Chris - You mentioned that you had to do various exams and certifications in order to be able to do this. What's involved?

Peter - There's three levels of license, if you like. The first one is the foundation license. And that allows you to transmit with about 10 Watts of RF power. And that's enough to get you all over Europe, into Russia. And when the propagation is good, into North America, and when the propagation is really good, worldwide. The next stage is the intermediate license. And that gives you access to 50 Watts of RF power and a few more frequencies. And with an intermediate license, you can then build your own equipment as well. And then the top level one is the full license and you can transmit with up to 400 Watts, build your own equipment and use all the amateur frequencies.

Chris - Can you talk to the space station? Because I'm sure I've spoken to someone before who said that they had booked a time and they were having a chat with people on the international space station.

Peter - Yes, indeed. Some of the astronauts have a radio license and in the two metre band, you can book a slot and talk to them as they come over and it's a very popular demonstration in schools. I've not done it personally, but I know people who have.

Chris - You mentioned the propagation, you said when the propagation is good, what did you mean by that?

Peter - It's linked to the sunspot cycle, which is the 11 year cycle of activity on the Sun, and we're just going into cycle 26. I think it is. And as the number of solar flares build up, and the amount of ultraviolet light coming off the Sun increases, the ionosphere, which is used to refract radio signals round the curvature of the Earth becomes more active, more refractive, and you can get some amazing distances on very minimum amounts of power.

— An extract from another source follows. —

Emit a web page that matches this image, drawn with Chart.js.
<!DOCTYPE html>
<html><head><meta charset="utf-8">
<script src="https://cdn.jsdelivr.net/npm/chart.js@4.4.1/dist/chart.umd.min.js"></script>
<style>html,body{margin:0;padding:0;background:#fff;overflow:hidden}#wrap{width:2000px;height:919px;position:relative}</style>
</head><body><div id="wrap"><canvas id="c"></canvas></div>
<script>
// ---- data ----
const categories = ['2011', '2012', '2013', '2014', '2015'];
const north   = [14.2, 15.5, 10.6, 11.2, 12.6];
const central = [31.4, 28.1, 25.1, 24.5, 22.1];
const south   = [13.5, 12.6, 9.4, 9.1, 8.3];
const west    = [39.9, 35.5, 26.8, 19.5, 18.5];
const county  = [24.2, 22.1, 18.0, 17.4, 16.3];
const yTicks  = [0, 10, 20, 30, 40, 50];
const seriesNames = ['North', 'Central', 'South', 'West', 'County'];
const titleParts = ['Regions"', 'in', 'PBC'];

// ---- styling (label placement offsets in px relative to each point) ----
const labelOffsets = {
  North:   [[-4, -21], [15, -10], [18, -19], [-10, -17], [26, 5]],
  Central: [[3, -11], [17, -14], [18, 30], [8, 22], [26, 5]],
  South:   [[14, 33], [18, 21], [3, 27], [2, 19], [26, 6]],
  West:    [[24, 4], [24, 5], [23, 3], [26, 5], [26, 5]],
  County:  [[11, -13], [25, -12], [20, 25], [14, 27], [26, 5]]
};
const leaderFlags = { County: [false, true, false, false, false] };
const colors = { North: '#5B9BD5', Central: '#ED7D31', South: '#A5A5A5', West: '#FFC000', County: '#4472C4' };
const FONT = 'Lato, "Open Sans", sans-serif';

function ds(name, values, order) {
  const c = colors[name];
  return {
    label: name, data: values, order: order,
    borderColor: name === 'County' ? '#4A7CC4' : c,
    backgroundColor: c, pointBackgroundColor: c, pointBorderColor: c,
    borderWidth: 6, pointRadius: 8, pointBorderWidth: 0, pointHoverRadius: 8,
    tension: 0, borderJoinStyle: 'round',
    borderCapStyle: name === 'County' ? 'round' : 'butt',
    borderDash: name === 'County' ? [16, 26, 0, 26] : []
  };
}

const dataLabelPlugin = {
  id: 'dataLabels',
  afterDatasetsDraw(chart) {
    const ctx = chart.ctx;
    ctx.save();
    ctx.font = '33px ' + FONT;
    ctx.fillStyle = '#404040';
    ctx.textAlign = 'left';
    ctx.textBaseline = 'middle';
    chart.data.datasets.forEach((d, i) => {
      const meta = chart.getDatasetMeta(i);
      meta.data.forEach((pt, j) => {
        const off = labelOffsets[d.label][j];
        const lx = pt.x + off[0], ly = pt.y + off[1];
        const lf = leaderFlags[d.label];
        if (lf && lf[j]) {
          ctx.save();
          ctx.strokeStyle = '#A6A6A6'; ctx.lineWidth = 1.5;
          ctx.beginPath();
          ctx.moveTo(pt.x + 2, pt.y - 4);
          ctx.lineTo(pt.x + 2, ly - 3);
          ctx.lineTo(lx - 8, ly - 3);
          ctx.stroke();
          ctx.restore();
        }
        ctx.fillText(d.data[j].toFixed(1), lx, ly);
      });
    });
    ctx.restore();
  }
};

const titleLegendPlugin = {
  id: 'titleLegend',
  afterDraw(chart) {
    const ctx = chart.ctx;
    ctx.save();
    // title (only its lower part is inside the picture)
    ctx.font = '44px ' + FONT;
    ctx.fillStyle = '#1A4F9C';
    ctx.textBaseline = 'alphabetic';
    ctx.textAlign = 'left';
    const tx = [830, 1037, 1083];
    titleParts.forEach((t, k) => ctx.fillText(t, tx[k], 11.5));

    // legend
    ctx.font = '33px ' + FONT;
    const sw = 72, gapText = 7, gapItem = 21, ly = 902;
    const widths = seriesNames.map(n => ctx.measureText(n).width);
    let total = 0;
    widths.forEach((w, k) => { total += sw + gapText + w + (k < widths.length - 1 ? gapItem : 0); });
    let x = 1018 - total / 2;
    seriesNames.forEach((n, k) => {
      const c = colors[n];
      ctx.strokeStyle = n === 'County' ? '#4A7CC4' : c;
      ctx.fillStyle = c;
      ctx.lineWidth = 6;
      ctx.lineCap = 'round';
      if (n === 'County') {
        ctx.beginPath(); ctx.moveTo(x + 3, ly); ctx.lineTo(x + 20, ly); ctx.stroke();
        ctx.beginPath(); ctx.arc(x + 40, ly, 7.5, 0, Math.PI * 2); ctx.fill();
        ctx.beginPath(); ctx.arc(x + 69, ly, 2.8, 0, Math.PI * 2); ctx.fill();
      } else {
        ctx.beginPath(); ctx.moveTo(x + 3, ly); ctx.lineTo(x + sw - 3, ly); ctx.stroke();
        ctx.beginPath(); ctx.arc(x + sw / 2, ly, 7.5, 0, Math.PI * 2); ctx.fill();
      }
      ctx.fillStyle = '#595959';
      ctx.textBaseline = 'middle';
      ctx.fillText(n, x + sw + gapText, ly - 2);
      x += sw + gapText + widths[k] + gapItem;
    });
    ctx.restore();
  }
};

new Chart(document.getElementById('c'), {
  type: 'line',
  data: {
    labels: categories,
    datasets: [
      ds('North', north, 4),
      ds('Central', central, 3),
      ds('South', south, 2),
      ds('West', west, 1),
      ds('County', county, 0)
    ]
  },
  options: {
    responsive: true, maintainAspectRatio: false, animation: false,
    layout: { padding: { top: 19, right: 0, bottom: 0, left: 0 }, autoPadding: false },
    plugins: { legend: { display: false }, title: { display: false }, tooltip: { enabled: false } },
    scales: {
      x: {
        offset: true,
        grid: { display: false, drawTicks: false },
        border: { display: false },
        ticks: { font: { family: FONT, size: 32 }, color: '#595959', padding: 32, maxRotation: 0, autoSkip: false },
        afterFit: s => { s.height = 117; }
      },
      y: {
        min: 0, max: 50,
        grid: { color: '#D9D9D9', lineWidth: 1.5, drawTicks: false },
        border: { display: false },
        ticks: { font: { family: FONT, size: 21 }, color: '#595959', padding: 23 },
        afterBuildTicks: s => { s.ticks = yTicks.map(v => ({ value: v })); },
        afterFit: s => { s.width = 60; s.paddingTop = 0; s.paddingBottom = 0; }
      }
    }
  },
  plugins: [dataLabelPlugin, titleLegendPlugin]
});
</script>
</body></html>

Chris - So you basically bounce your signal from your antenna on the Earth's surface, up onto that notional layer of charged particles out in space, and then it reflects it, and refracts it more accurately, down to another space on the Earth's surface.

Peter - Absolutely right. So it refracts off the ionosphere, and then 70% of the Earth's surface is covered with water, which is a good reflector, bounces off the ocean back up to the ionosphere, and in three or four hops, that's how you get round to Australia.

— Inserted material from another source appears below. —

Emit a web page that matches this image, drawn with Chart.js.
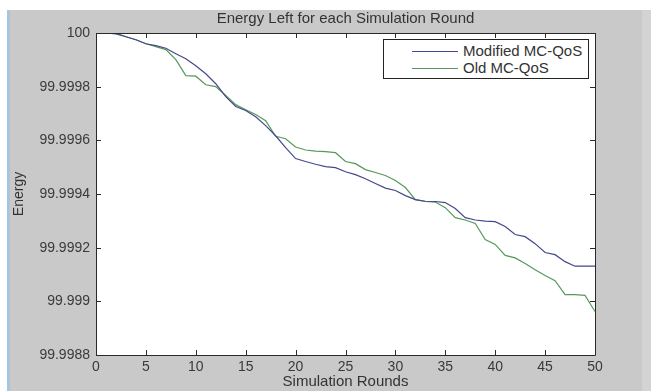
<!DOCTYPE html>
<html>
<head>
<meta charset="utf-8">
<script src="https://cdn.jsdelivr.net/npm/chart.js@4.4.1/dist/chart.umd.min.js"></script>
<style>
    body { margin: 0; background: #fff; }
    #wrap { position: relative; width: 651px; height: 391px; }
    #legend {
        position: absolute; left: 383px; top: 39px; width: 204px; height: 38px;
        border: 1px solid #222; background: #fff;
        font: 15px "Liberation Sans", Arial, sans-serif; color: #333;
    }
    .row { position: absolute; left: 0; width: 100%; height: 18px; }
    .swatch { position: absolute; left: 28px; top: 9px; width: 46px; height: 0; border-top: 1px solid; }
    .label { position: absolute; left: 79px; top: 0; line-height: 18px; white-space: nowrap; }
</style>
</head>
<body>
<div id="wrap">
    <canvas id="energyChart" width="651" height="391"></canvas>
    <div id="legend"></div>
</div>
<script>
const rounds = [1, 2, 3, 4, 5, 6, 7, 8, 9, 10, 11, 12, 13, 14, 15, 16, 17, 18, 19, 20,
    21, 22, 23, 24, 25, 26, 27, 28, 29, 30, 31, 32, 33, 34, 35, 36, 37, 38, 39, 40,
    41, 42, 43, 44, 45, 46, 47, 48, 49, 50];

const modifiedEnergy = [100.0000, 99.999997, 99.999986, 99.999975, 99.999960, 99.999953, 99.999943, 99.999923, 99.999904, 99.999878,
    99.999848, 99.999811, 99.999763, 99.999726, 99.999711, 99.999688, 99.999655, 99.999617, 99.999573, 99.999532,
    99.999521, 99.999511, 99.999502, 99.999498, 99.999483, 99.999472, 99.999457, 99.999439, 99.999422, 99.999413,
    99.999394, 99.999379, 99.999373, 99.999372, 99.999368, 99.999346, 99.999312, 99.999303, 99.999299, 99.999297,
    99.999279, 99.999249, 99.999241, 99.999215, 99.999182, 99.999174, 99.999148, 99.999131, 99.999131, 99.999131];

const oldEnergy = [100.0000, 100.0000, 99.999986, 99.999975, 99.999960, 99.999949, 99.999938, 99.999901, 99.999841, 99.999839,
    99.999807, 99.999800, 99.999767, 99.999733, 99.999714, 99.999696, 99.999673, 99.999615, 99.999606, 99.999575,
    99.999564, 99.999560, 99.999558, 99.999554, 99.999521, 99.999513, 99.999491, 99.999480, 99.999469, 99.999450,
    99.999424, 99.999379, 99.999372, 99.999370, 99.999349, 99.999312, 99.999303, 99.999290, 99.999230, 99.999212,
    99.999171, 99.999162, 99.999141, 99.999118, 99.999096, 99.999077, 99.999025, 99.999025, 99.999022, 99.998962];

const xTicks = [0, 5, 10, 15, 20, 25, 30, 35, 40, 45, 50];
const yTicks = [99.9988, 99.999, 99.9992, 99.9994, 99.9996, 99.9998, 100];
const yTickLabels = ['99.9988', '99.999', '99.9992', '99.9994', '99.9996', '99.9998', '100'];

const seriesNames = ['Modified MC-QoS', 'Old MC-QoS'];
const seriesColors = ['#45488c', '#559a5a'];

Chart.defaults.font.family = '"Liberation Sans", Arial, Helvetica, sans-serif';
Chart.defaults.color = '#3a3a3a';

// grey figure background, white axes, box with inward ticks (matlab look)
const matlabFrame = {
    id: 'matlabFrame',
    beforeDraw(chart) {
        const ctx = chart.ctx;
        const a = chart.chartArea;
        ctx.save();
        ctx.fillStyle = '#ffffff';
        ctx.fillRect(0, 0, chart.width, chart.height);
        ctx.fillStyle = '#c9c9c9';
        ctx.fillRect(10, 10, 632, chart.height - 10);
        ctx.fillStyle = '#d3d3d3';
        ctx.fillRect(642, 10, chart.width - 642, chart.height - 10);
        ctx.fillStyle = '#a9c4dc';
        ctx.fillRect(7, 10, 3, chart.height - 10);
        ctx.fillStyle = '#ffffff';
        ctx.fillRect(a.left, a.top, a.right - a.left, a.bottom - a.top);
        ctx.restore();
    },
    afterDatasetsDraw(chart) {
        const ctx = chart.ctx;
        const a = chart.chartArea;
        const xs = chart.scales.x;
        const ys = chart.scales.y;
        const tl = 5;
        ctx.save();
        ctx.strokeStyle = '#2a2a2a';
        ctx.lineWidth = 1;
        ctx.beginPath();
        ctx.rect(Math.round(a.left) + 0.5, Math.round(a.top) + 0.5,
            Math.round(a.right - a.left), Math.round(a.bottom - a.top));
        xTicks.forEach(v => {
            const px = Math.round(xs.getPixelForValue(v)) + 0.5;
            ctx.moveTo(px, a.bottom);
            ctx.lineTo(px, a.bottom - tl);
            ctx.moveTo(px, a.top);
            ctx.lineTo(px, a.top + tl);
        });
        yTicks.forEach(v => {
            const py = Math.round(ys.getPixelForValue(v)) + 0.5;
            ctx.moveTo(a.left, py);
            ctx.lineTo(a.left + tl, py);
            ctx.moveTo(a.right, py);
            ctx.lineTo(a.right - tl, py);
        });
        ctx.stroke();
        ctx.restore();
    }
};

function buildDataset(label, values, color) {
    return {
        label: label,
        data: rounds.map((r, i) => ({ x: r, y: values[i] })),
        borderColor: color,
        backgroundColor: color,
        borderWidth: 1.2,
        pointRadius: 0,
        tension: 0,
        fill: false
    };
}

const ctx = document.getElementById('energyChart').getContext('2d');
const chart = new Chart(ctx, {
    type: 'line',
    data: {
        datasets: [
            buildDataset(seriesNames[0], modifiedEnergy, seriesColors[0]),
            buildDataset(seriesNames[1], oldEnergy, seriesColors[1])
        ]
    },
    plugins: [matlabFrame],
    options: {
        responsive: false,
        animation: false,
        events: [],
        layout: { padding: { left: 0, right: 56, top: 0, bottom: 0 } },
        plugins: {
            legend: { display: false },
            tooltip: { enabled: false },
            title: {
                display: true,
                fullSize: false,
                text: 'Energy Left for each Simulation Round',
                color: '#333',
                font: { size: 15, weight: 'normal' },
                padding: { top: 10, bottom: 5 }
            }
        },
        scales: {
            x: {
                type: 'linear',
                min: 0,
                max: 50,
                afterBuildTicks: s => { s.ticks = xTicks.map(v => ({ value: v })); },
                afterFit: s => { s.height = 36; },
                grid: { display: false, drawTicks: false },
                border: { display: false },
                ticks: { padding: 4, font: { size: 14 }, maxRotation: 0, autoSkip: false },
                title: {
                    display: true,
                    text: 'Simulation Rounds',
                    color: '#333',
                    font: { size: 15 },
                    padding: { top: 0, bottom: 0 }
                }
            },
            y: {
                type: 'linear',
                min: 99.9988,
                max: 100,
                afterBuildTicks: s => { s.ticks = yTicks.map(v => ({ value: v })); },
                afterFit: s => { s.width = 96; },
                grid: { display: false, drawTicks: false },
                border: { display: false },
                ticks: {
                    padding: 6,
                    font: { size: 14 },
                    autoSkip: false,
                    callback: (value, index) => yTickLabels[index]
                },
                title: {
                    display: true,
                    text: 'Energy',
                    color: '#333',
                    font: { size: 14 },
                    padding: { top: 11, bottom: 0 }
                }
            }
        }
    }
});

// legend box drawn inside the axes, upper right
const legendEl = document.getElementById('legend');
chart.data.datasets.forEach((ds, i) => {
    const row = document.createElement('div');
    row.className = 'row';
    row.style.top = (2 + i * 17) + 'px';
    row.innerHTML = `<span class="swatch" style="border-color:${ds.borderColor}"></span><span class="label">${ds.label}</span>`;
    legendEl.appendChild(row);
});
</script>
</body>
</html>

Chris - Goodness me. Now let's sort of bite the bullet now then, because you have to answer the crucial question, because so far we've learned about making radio waves. We've learned how they did it back in the early days, and set people's eyes popping out of their heads with those demos, which would have been almost like magic, I would think, to the audiences in those lecture theaters, when Lodge and his colleagues were doing this, but when we want to apply voice to radio, like we're talking now, how is that done? Because how do you take just a signal, an electrical signal, and actually make it so that you can apply information to it that can be received.

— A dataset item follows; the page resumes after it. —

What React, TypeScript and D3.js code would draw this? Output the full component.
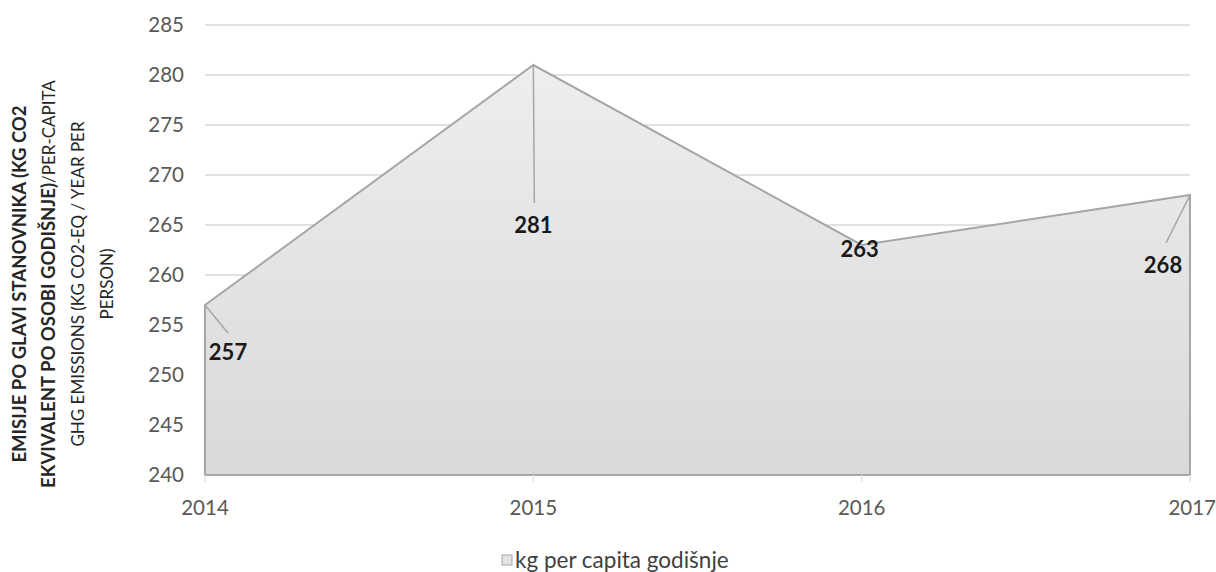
import React, { useEffect, useRef } from "react";
import * as d3 from "d3";

// data
const years = ["2014", "2015", "2016", "2017"];
const values = [257, 281, 263, 268];
const yTicks = [240, 245, 250, 255, 260, 265, 270, 275, 280, 285];
const seriesName = "kg per capita godišnje";

// label placement relative to the point (px), as Excel placed them
const labelOffsets = [
  { lx: 23, ly: 28, tx: 23, ty: 47 },
  { lx: 1, ly: 138, tx: 0, ty: 160 },
  { lx: 0, ly: 0, tx: -2, ty: 4 },
  { lx: -24, ly: 48, tx: -27, ty: 70 },
];

const W = 1216,
  H = 572;
const margin = { left: 205, right: 26, top: 25, bottom: 97 };
const FONT = "Lato, sans-serif";

const App = () => {
  const ref = useRef<SVGSVGElement>(null);

  useEffect(() => {
    const svg = d3.select(ref.current);
    svg.selectAll("*").remove();

    const x = d3
      .scalePoint()
      .domain(years)
      .range([margin.left, W - margin.right]);
    const y = d3
      .scaleLinear()
      .domain([240, 285])
      .range([H - margin.bottom, margin.top]);

    const defs = svg.append("defs");
    const grad = defs
      .append("linearGradient")
      .attr("id", "areaFill")
      .attr("x1", "0")
      .attr("y1", "0")
      .attr("x2", "0")
      .attr("y2", "1");
    grad.append("stop").attr("offset", "0%").attr("stop-color", "#eeeeee");
    grad.append("stop").attr("offset", "100%").attr("stop-color", "#d9d9d9");

    // gridlines
    svg
      .append("g")
      .selectAll("line")
      .data(yTicks)
      .enter()
      .append("line")
      .attr("x1", margin.left)
      .attr("x2", W - margin.right)
      .attr("y1", (d) => y(d))
      .attr("y2", (d) => y(d))
      .attr("stroke", "#d9d9d9")
      .attr("stroke-width", 1.5);

    // y tick labels
    svg
      .append("g")
      .selectAll("text")
      .data(yTicks)
      .enter()
      .append("text")
      .attr("x", 184)
      .attr("y", (d) => y(d))
      .attr("dy", "0.35em")
      .attr("text-anchor", "end")
      .attr("font-family", FONT)
      .attr("font-size", 20.5)
      .attr("fill", "#595959")
      .text((d) => d);

    const data = years.map((yr, i) => ({ yr, v: values[i] }));

    const area = d3
      .area<{ yr: string; v: number }>()
      .x((d) => x(d.yr)!)
      .y0(y(240))
      .y1((d) => y(d.v));

    svg
      .append("path")
      .datum(data)
      .attr("d", area)
      .attr("fill", "url(#areaFill)")
      .attr("stroke", "#a6a6a6")
      .attr("stroke-width", 2)
      .attr("stroke-linejoin", "miter");

    // x ticks (faint)
    svg
      .append("g")
      .selectAll("line")
      .data(years)
      .enter()
      .append("line")
      .attr("x1", (d) => x(d)!)
      .attr("x2", (d) => x(d)!)
      .attr("y1", y(240))
      .attr("y2", y(240) + 7)
      .attr("stroke", "#e3e3e3")
      .attr("stroke-width", 1.5);

    // x labels (the last one is pushed inside the frame)
    const last = years.length - 1;
    svg
      .append("g")
      .selectAll("text")
      .data(years)
      .enter()
      .append("text")
      .attr("x", (d, i) => (i === last ? W : x(d)!))
      .attr("y", 515)
      .attr("text-anchor", (d, i) => (i === last ? "end" : "middle"))
      .attr("font-family", FONT)
      .attr("font-size", 20.5)
      .attr("fill", "#595959")
      .text((d) => d);

    // data labels with leader lines
    const lab = svg.append("g").selectAll("g").data(data).enter().append("g");
    lab
      .filter((d, i) => labelOffsets[i].ly !== 0)
      .append("line")
      .attr("x1", (d) => x(d.yr)!)
      .attr("y1", (d) => y(d.v))
      .attr("x2", (d) => x(d.yr)! + labelOffsets[values.indexOf(d.v)].lx)
      .attr("y2", (d) => y(d.v) + labelOffsets[values.indexOf(d.v)].ly)
      .attr("stroke", "#a6a6a6")
      .attr("stroke-width", 1.5);
    lab
      .append("text")
      .attr("x", (d, i) => x(d.yr)! + labelOffsets[i].tx)
      .attr("y", (d, i) => y(d.v) + labelOffsets[i].ty)
      .attr("dy", "0.35em")
      .attr("text-anchor", "middle")
      .attr("font-family", FONT)
      .attr("font-weight", "bold")
      .attr("font-size", 22)
      .attr("fill", "#1a1a1a")
      .text((d) => d.v);

    // y axis title, rotated, four lines
    const title = svg
      .append("text")
      .attr("transform", "translate(0,284) rotate(-90)")
      .attr("text-anchor", "middle")
      .attr("font-family", FONT)
      .attr("font-size", 17)
      .attr("fill", "#262626");
    const t1 = title.append("tspan").attr("x", 0).attr("y", 26);
    t1.append("tspan")
      .attr("font-weight", "bold")
      .attr("font-size", 18.5)
      .text("EMISIJE PO GLAVI STANOVNIKA (KG CO2");
    const t2 = title.append("tspan").attr("x", 0).attr("y", 55);
    t2.append("tspan")
      .attr("font-weight", "bold")
      .attr("font-size", 18.5)
      .text("EKVIVALENT PO OSOBI GODIŠNJE)");
    t2.append("tspan").text("/PER-CAPITA");
    title
      .append("tspan")
      .attr("x", 0)
      .attr("y", 84)
      .text("GHG EMISSIONS  (KG CO2-EQ / YEAR PER");
    title.append("tspan").attr("x", 0).attr("y", 113).text("PERSON)");

    // legend
    const leg = svg.append("g").attr("transform", "translate(502,560)");
    leg
      .append("rect")
      .attr("x", 0)
      .attr("y", -5)
      .attr("width", 10)
      .attr("height", 10)
      .attr("fill", "#e4e4e4")
      .attr("stroke", "#a6a6a6")
      .attr("stroke-width", 1);
    leg
      .append("text")
      .attr("x", 13)
      .attr("y", 0)
      .attr("dy", "0.35em")
      .attr("font-family", FONT)
      .attr("font-size", 22.5)
      .attr("fill", "#404040")
      .text(seriesName);
  }, []);

  return (
    <svg
      ref={ref}
      width={W}
      height={H}
      style={{ position: "absolute", left: 0, top: 0, background: "#fff" }}
    />
  );
};

export default App;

Peter - I suppose the easiest way is by CW or carrier wave, where you turn your transmitter on and off to generate the CW characters, just like sending Morse with a lamp, which is what it is. Second way is by means of amplitude modulation, where you blend your voice, or you impose your voice pattern onto the radio frequency carrier wave. And it varies the height, or the amplitude of that wave in sympathy with the audio pattern of your voice. So the envelope, it gives you an analog. The varying envelope gives you an analog of your audio signal, and a third way of doing it is by frequency modulation. And here you keep the amplitude constant, but you vary the frequency as an analog of your voice signal. It's a bit like the bellows on an accordion. As the accordion plays, they stretch and contract. So the frequency increases and decreases in sympathy with your voice. So you sort of wobbled the frequency and then you can demodulate it at the far end in your receiver.